Population (2026-01-01)
- • Total: 627
- • Density: 57.6/km^{2} (149/sq mi)
- Time zone: UTC+1 (CET)
- • Summer (DST): UTC+2 (CEST)
- Postal code: 252 10
- Website: www.kytin.eu

= Kytín =

Kytín (Kitin) is a municipality and village in Prague-West District in the Central Bohemian Region of the Czech Republic. It has about 600 inhabitants.

==Etymology==
The name is derived from the personal name Kýta, meaning "Kýta's".

==Geography==
Kytín is located about 25 km southwest of Prague. The eastern part of the municipality lies in the Benešov Uplands and the western part lies in the Brdy Highlands. The highest point is at 581 m above sea level. In addition to the village proper, the built-up area also consists of the cottage settlement of Chouzavá.

==History==
In the area of today's Kytín municipality, the villages of Korutany and Kdýčina were located already in the 10th–12th centuries, but they disappeared in the 17th century. The first written mention of Kytín is from 1321, when King John of Bohemia promoted the settlement to a market town. From 1357 to 1409, Kytín belonged to the Karlštejn estate, then it often changed hands. In 1541, the Wratislaw of Mitrovice family acquired Kytín.

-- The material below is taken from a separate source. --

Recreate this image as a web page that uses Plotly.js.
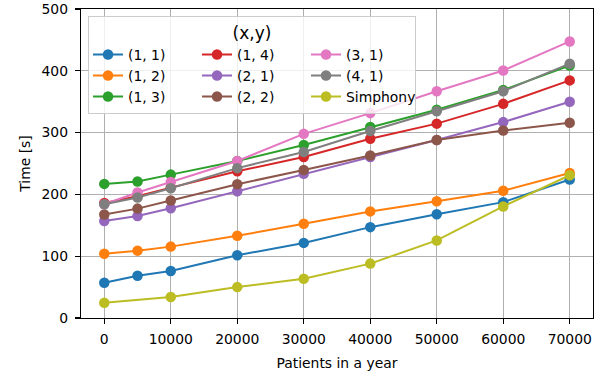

In 1639, during the Thirty Years' War, Kytín was completely destroyed. It was restored in the following years, but only as a small village. The Wratislaws of Mitrovice sold the village to the Engel of Engelsfluss family in 1655. This family died out in 1743. After that, the owners of Kytín changed frequently again, mainly due to inheritance disputes. This lasted until 1849, when Kytín became an independent municipality.

==Transport==
There are no railways or major roads passing through the municipality. The D4 motorway from Prague to Písek runs near the eastern municipal border.

==Sights==
The main landmark of Kytín is the Church of the Assumption of the Virgin Mary. Originally a Gothic church from the 14th century, it was rebuilt in the early Baroque style in 1674. Further modifications took place in the 19th and 20th centuries.